WHAT IS NEEDED | Skip the pictures and extract all of the lines exactly as written.
━━━━━━━━━━━━━━━━━━━━
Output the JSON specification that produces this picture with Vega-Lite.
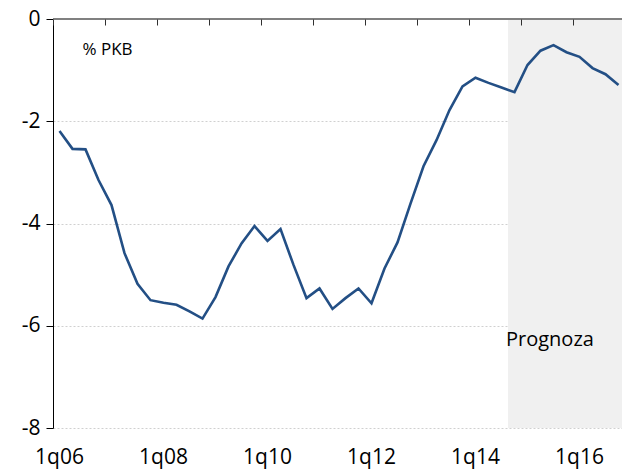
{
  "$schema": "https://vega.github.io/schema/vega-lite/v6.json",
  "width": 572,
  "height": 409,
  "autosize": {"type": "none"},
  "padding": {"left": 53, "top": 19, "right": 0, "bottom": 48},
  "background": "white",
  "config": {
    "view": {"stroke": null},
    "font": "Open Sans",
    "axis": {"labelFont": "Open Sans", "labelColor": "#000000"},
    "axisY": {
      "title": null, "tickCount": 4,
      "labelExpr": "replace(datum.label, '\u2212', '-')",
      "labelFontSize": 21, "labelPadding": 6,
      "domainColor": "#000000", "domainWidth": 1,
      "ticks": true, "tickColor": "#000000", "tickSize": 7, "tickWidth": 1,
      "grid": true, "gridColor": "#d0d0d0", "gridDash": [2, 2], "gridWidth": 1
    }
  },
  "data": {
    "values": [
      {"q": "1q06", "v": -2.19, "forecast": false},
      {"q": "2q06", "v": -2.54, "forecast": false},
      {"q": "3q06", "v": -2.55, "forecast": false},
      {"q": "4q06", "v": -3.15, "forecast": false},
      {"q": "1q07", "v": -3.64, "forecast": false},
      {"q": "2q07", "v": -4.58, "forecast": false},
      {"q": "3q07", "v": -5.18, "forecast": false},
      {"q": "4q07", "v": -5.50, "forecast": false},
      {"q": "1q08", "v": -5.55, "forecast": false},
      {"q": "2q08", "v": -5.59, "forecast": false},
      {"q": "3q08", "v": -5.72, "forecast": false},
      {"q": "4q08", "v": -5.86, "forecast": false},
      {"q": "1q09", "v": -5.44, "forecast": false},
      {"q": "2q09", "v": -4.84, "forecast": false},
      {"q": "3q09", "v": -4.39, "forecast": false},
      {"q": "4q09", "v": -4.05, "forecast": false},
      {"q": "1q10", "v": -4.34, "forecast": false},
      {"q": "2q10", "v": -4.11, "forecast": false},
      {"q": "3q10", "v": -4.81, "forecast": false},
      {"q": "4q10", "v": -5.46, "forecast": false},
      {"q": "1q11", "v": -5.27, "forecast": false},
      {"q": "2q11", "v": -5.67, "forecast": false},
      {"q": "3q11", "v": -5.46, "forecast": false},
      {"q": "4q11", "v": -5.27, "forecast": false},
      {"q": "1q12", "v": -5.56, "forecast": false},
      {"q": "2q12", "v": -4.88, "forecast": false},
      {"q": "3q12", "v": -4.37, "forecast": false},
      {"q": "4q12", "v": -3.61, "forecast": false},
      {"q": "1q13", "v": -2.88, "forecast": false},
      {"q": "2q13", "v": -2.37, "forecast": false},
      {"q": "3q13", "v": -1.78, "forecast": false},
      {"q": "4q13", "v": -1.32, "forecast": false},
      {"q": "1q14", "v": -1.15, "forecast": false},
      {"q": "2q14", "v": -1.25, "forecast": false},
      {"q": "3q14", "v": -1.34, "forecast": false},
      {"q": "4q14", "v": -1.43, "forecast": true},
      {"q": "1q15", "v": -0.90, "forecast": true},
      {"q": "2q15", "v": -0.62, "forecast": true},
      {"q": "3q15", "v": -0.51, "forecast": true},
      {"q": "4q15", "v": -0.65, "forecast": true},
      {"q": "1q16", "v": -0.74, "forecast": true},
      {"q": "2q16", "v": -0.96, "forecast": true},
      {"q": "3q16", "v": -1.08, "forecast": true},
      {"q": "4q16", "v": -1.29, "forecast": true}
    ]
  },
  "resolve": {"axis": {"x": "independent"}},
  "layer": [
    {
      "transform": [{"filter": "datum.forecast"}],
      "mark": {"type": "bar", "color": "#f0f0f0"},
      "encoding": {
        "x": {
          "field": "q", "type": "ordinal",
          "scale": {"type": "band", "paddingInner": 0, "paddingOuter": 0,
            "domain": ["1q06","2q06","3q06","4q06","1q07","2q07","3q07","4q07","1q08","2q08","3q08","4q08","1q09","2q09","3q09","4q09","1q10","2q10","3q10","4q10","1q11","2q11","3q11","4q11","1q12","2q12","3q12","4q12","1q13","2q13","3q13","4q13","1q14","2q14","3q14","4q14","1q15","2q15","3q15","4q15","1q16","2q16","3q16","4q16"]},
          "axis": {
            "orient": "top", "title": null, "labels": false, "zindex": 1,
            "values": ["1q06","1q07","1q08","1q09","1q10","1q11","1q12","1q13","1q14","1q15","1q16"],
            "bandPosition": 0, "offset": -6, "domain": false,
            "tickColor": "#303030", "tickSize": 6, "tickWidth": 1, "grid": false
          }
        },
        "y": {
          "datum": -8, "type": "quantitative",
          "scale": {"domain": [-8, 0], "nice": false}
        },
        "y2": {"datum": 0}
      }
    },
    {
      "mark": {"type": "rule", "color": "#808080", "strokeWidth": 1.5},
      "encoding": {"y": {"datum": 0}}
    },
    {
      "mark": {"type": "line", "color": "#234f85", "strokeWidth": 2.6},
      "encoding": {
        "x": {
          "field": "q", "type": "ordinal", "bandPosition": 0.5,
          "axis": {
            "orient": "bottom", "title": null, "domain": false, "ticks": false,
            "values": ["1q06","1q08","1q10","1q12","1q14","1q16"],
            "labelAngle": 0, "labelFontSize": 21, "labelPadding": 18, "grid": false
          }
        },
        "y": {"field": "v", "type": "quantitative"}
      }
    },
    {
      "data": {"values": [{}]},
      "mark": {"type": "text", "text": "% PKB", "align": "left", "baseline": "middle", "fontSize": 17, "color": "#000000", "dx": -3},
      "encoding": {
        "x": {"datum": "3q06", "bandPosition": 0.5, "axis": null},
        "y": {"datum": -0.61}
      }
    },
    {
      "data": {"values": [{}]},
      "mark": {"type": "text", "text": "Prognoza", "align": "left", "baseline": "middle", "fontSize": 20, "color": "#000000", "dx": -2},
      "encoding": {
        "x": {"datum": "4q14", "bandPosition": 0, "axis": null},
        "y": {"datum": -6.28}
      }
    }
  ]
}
━━━━━━━━━━━━━━━━━━━━
SOLUTION TO THIS EXERCISE |
Output the JSON specification that produces this picture with Vega-Lite.
{
  "$schema": "https://vega.github.io/schema/vega-lite/v6.json",
  "width": 572,
  "height": 409,
  "autosize": {"type": "none"},
  "padding": {"left": 53, "top": 19, "right": 0, "bottom": 48},
  "background": "white",
  "config": {
    "view": {"stroke": null},
    "font": "Open Sans",
    "axis": {"labelFont": "Open Sans", "labelColor": "#000000"},
    "axisY": {
      "title": null, "tickCount": 4,
      "labelExpr": "replace(datum.label, '\u2212', '-')",
      "labelFontSize": 21, "labelPadding": 6,
      "domainColor": "#000000", "domainWidth": 1,
      "ticks": true, "tickColor": "#000000", "tickSize": 7, "tickWidth": 1,
      "grid": true, "gridColor": "#d0d0d0", "gridDash": [2, 2], "gridWidth": 1
    }
  },
  "data": {
    "values": [
      {"q": "1q06", "v": -2.19, "forecast": false},
      {"q": "2q06", "v": -2.54, "forecast": false},
      {"q": "3q06", "v": -2.55, "forecast": false},
      {"q": "4q06", "v": -3.15, "forecast": false},
      {"q": "1q07", "v": -3.64, "forecast": false},
      {"q": "2q07", "v": -4.58, "forecast": false},
      {"q": "3q07", "v": -5.18, "forecast": false},
      {"q": "4q07", "v": -5.50, "forecast": false},
      {"q": "1q08", "v": -5.55, "forecast": false},
      {"q": "2q08", "v": -5.59, "forecast": false},
      {"q": "3q08", "v": -5.72, "forecast": false},
      {"q": "4q08", "v": -5.86, "forecast": false},
      {"q": "1q09", "v": -5.44, "forecast": false},
      {"q": "2q09", "v": -4.84, "forecast": false},
      {"q": "3q09", "v": -4.39, "forecast": false},
      {"q": "4q09", "v": -4.05, "forecast": false},
      {"q": "1q10", "v": -4.34, "forecast": false},
      {"q": "2q10", "v": -4.11, "forecast": false},
      {"q": "3q10", "v": -4.81, "forecast": false},
      {"q": "4q10", "v": -5.46, "forecast": false},
      {"q": "1q11", "v": -5.27, "forecast": false},
      {"q": "2q11", "v": -5.67, "forecast": false},
      {"q": "3q11", "v": -5.46, "forecast": false},
      {"q": "4q11", "v": -5.27, "forecast": false},
      {"q": "1q12", "v": -5.56, "forecast": false},
      {"q": "2q12", "v": -4.88, "forecast": false},
      {"q": "3q12", "v": -4.37, "forecast": false},
      {"q": "4q12", "v": -3.61, "forecast": false},
      {"q": "1q13", "v": -2.88, "forecast": false},
      {"q": "2q13", "v": -2.37, "forecast": false},
      {"q": "3q13", "v": -1.78, "forecast": false},
      {"q": "4q13", "v": -1.32, "forecast": false},
      {"q": "1q14", "v": -1.15, "forecast": false},
      {"q": "2q14", "v": -1.25, "forecast": false},
      {"q": "3q14", "v": -1.34, "forecast": false},
      {"q": "4q14", "v": -1.43, "forecast": true},
      {"q": "1q15", "v": -0.90, "forecast": true},
      {"q": "2q15", "v": -0.62, "forecast": true},
      {"q": "3q15", "v": -0.51, "forecast": true},
      {"q": "4q15", "v": -0.65, "forecast": true},
      {"q": "1q16", "v": -0.74, "forecast": true},
      {"q": "2q16", "v": -0.96, "forecast": true},
      {"q": "3q16", "v": -1.08, "forecast": true},
      {"q": "4q16", "v": -1.29, "forecast": true}
    ]
  },
  "resolve": {"axis": {"x": "independent"}},
  "layer": [
    {
      "transform": [{"filter": "datum.forecast"}],
      "mark": {"type": "bar", "color": "#f0f0f0"},
      "encoding": {
        "x": {
          "field": "q", "type": "ordinal",
          "scale": {"type": "band", "paddingInner": 0, "paddingOuter": 0,
            "domain": ["1q06","2q06","3q06","4q06","1q07","2q07","3q07","4q07","1q08","2q08","3q08","4q08","1q09","2q09","3q09","4q09","1q10","2q10","3q10","4q10","1q11","2q11","3q11","4q11","1q12","2q12","3q12","4q12","1q13","2q13","3q13","4q13","1q14","2q14","3q14","4q14","1q15","2q15","3q15","4q15","1q16","2q16","3q16","4q16"]},
          "axis": {
            "orient": "top", "title": null, "labels": false, "zindex": 1,
            "values": ["1q06","1q07","1q08","1q09","1q10","1q11","1q12","1q13","1q14","1q15","1q16"],
            "bandPosition": 0, "offset": -6, "domain": false,
            "tickColor": "#303030", "tickSize": 6, "tickWidth": 1, "grid": false
          }
        },
        "y": {
          "datum": -8, "type": "quantitative",
          "scale": {"domain": [-8, 0], "nice": false}
        },
        "y2": {"datum": 0}
      }
    },
    {
      "mark": {"type": "rule", "color": "#808080", "strokeWidth": 1.5},
      "encoding": {"y": {"datum": 0}}
    },
    {
      "mark": {"type": "line", "color": "#234f85", "strokeWidth": 2.6},
      "encoding": {
        "x": {
          "field": "q", "type": "ordinal", "bandPosition": 0.5,
          "axis": {
            "orient": "bottom", "title": null, "domain": false, "ticks": false,
            "values": ["1q06","1q08","1q10","1q12","1q14","1q16"],
            "labelAngle": 0, "labelFontSize": 21, "labelPadding": 18, "grid": false
          }
        },
        "y": {"field": "v", "type": "quantitative"}
      }
    },
    {
      "data": {"values": [{}]},
      "mark": {"type": "text", "text": "% PKB", "align": "left", "baseline": "middle", "fontSize": 17, "color": "#000000", "dx": -3},
      "encoding": {
        "x": {"datum": "3q06", "bandPosition": 0.5, "axis": null},
        "y": {"datum": -0.61}
      }
    },
    {
      "data": {"values": [{}]},
      "mark": {"type": "text", "text": "Prognoza", "align": "left", "baseline": "middle", "fontSize": 20, "color": "#000000", "dx": -2},
      "encoding": {
        "x": {"datum": "4q14", "bandPosition": 0, "axis": null},
        "y": {"datum": -6.28}
      }
    }
  ]
}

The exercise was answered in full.